Thursday, 2 February 2012

Before the Welfare State

A number of churches we have visited have monuments or plaques that record acts of great generosity. Parishioners who made money, often as merchants in London, seem to have remembered their humble origins and left bequests to the poor. Here are three examples.

The first is a simple plaque to the memory of Mr John Brown, of Barrowden in Rutland, who left rents from a property in Hammersmith, London, for blankets to be given to the poor of Barrowden every New Years Day.

According to Kelly's Directory of Rutland for 1928, the Charity Commissioners in 1908 agreed that the money, then half the rent, or £50, could be applied more generally to the relief of the sick, poor and needy. 'The Leicestershire & Rutland Village Book', compiled by the Leicestershire & Rutland Federation of Women's Institutes, records that the relief was distributed monthly as free groceries to elderly residents, in the 1990's at least, by the village shop and post office.

Barrowden church, St Peter's,  is a listed building, grade II*. Its spire is a "broach", fitting the corners of the tower without a parapet.

In Billingborough, Lincolnshire, Thomas Buckberry left £100 in 1827 to be invested in Government securities. The dividends were to be used to purchase bread, to be distributed to the poorest persons in the parish after divine service on the first sunday of the months of November, December, January, February and March "for ever."
To qualify for the bread, regular attendance at divine service was necessary and the vicar and churchwardens were to use their discretion in deciding who was most proper to receive it. The executors had to fix or erect a shelf for the bread and a stone in a conspicuous place which stated the nature of the bequest.  Conspicuous, yes, but not that easy to read!

Billingborough is on the edge of The Fens and the church's imposing 150ft high spire, with its delicate flying buttresses, is prominent for miles around.

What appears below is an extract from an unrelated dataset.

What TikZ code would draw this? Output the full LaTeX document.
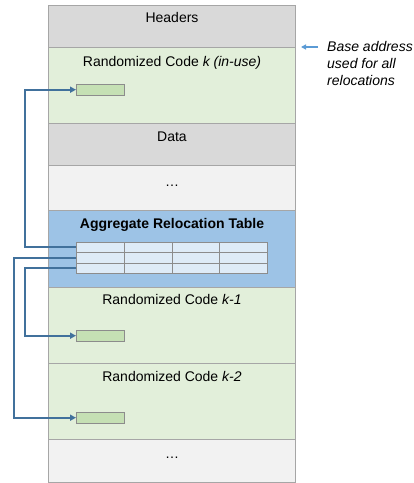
\documentclass[tikz,border=0pt]{standalone}
\usepackage{fontspec}
\setmainfont{Liberation Sans}
\definecolor{hdrgray}{HTML}{D9D9D9}
\definecolor{dotgray}{HTML}{F2F2F2}
\definecolor{codegreen}{HTML}{E2EFDA}
\definecolor{slotgreen}{HTML}{C5E0B4}
\definecolor{relblue}{HTML}{9DC3E6}
\definecolor{cellblue}{HTML}{DEEBF7}
\definecolor{edgegray}{HTML}{A6A6A6}
\definecolor{cellgray}{HTML}{8C8C8C}
\definecolor{ptrblue}{HTML}{41719C}
\definecolor{baseblue}{HTML}{5B9BD5}
\usepackage{tikz}
\usetikzlibrary{arrows.meta, positioning}

\begin{document}
\begin{tikzpicture}[x=1pt, y=-1pt, font=\fontsize{14}{17}\selectfont,
  section/.style={draw=edgegray, line width=1pt, minimum width=247pt, inner sep=0pt, anchor=north west},
  title/.style={anchor=base, inner sep=0pt},
  slot/.style={draw=cellgray, fill=slotgreen, minimum width=48pt, minimum height=11pt, inner sep=0pt, anchor=north west},
  cell/.style={draw=cellgray, fill=cellblue, minimum width=48pt, minimum height=10.4pt, inner sep=0pt, anchor=north west},
  ptr/.style={draw=ptrblue, line width=2pt, -{Triangle[length=6pt,width=6pt]}},
  baseptr/.style={draw=baseblue, line width=1.5pt, -{Triangle[length=5pt,width=5pt]}}]
\useasboundingbox (0,0) rectangle (414,483);

% memory layout, top to bottom
\node[section, fill=hdrgray, minimum height=42pt] (headers) at (48,5) {};
\node[section, fill=codegreen, minimum height=76pt] (codek) at (48,47) {};
\node[section, fill=hdrgray, minimum height=42pt] (data) at (48,123) {};
\node[section, fill=dotgray, minimum height=45pt] (gapa) at (48,165) {};
\node[section, fill=relblue, minimum height=77pt] (reltab) at (48,210) {};
\node[section, fill=codegreen, minimum height=76pt] (codek1) at (48,287) {};
\node[section, fill=codegreen, minimum height=76pt] (codek2) at (48,363) {};
\node[section, fill=dotgray, minimum height=43pt] (gapb) at (48,439) {};

\node[title] (headers-t) at ([yshift=-17pt]headers.north) {Headers};
\node[title] (codek-t) at ([yshift=-19pt]codek.north) {Randomized Code \textit{k (in-use)}};
\node[title] (data-t) at ([yshift=-18pt]data.north) {Data};
\node[title] (gapa-t) at ([yshift=-21pt]gapa.north) {\dots};
\node[title] (reltab-t) at ([yshift=-18pt]reltab.north) {\textbf{Aggregate Relocation Table}};
\node[title] (codek1-t) at ([yshift=-17pt]codek1.north) {Randomized Code \textit{k-1}};
\node[title] (codek2-t) at ([yshift=-18pt]codek2.north) {Randomized Code \textit{k-2}};
\node[title] (gapb-t) at ([yshift=-19pt]gapb.north) {\dots};

% relocated slots in each code copy
\node[slot] (slotk) at (76,84) {};
\node[slot] (slotk1) at (76,330) {};
\node[slot] (slotk2) at (76,412) {};

% relocation table entries
\foreach \r in {1,2,3}
  \foreach \c in {1,...,4}
    \node[cell] (cell-\r-\c) at ({76+(\c-1)*47.75}, {242+(\r-1)*10.4}) {};

\draw[ptr] (cell-1-1.west) -- ++(-51,0) |- (slotk.west);
\draw[ptr] (cell-2-1.west) -- ++(-62,0) |- (slotk2.west);
\draw[ptr] (cell-3-1.west) -- ++(-51,0) |- (slotk1.west);

% base address note
\node[anchor=north west, align=left, inner sep=0pt, font=\fontsize{14}{17}\selectfont\itshape] (basenote) at (327,41) {Base address\\used for all\\relocations};
\coordinate (basefrom) at (318,47);
\draw[baseptr] (basefrom) -- ([xshift=5pt]codek.north east);
\end{tikzpicture}
\end{document}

St Andrew's is listed grade I.

The most generous bequest we have seen so far is that of Rev William Dodwell to the parishioners of Welby, near Grantham in Lincolnshire (and Stoke Rochford, where he was also rector). He left the income from £1608, 11 shillings and 6 pence, held in 3% annuities - that's £106,000 in today's money. His executors were to ensure that £15 a year was available for the education of 12 poor boys and girls between the ages of 6 and 12; £10 for one or more apprenticeships for a useful trade or service and the residue for money, clothes, bedding, coals or other fuels for the "deserving poor". According to the records of the Charity Commission, the charity was still paying out £360 in 2010. (All historical info courtesy of Google).

The church, St Bartholomew's,  is a gem of a grade I listed building and was open when we visited.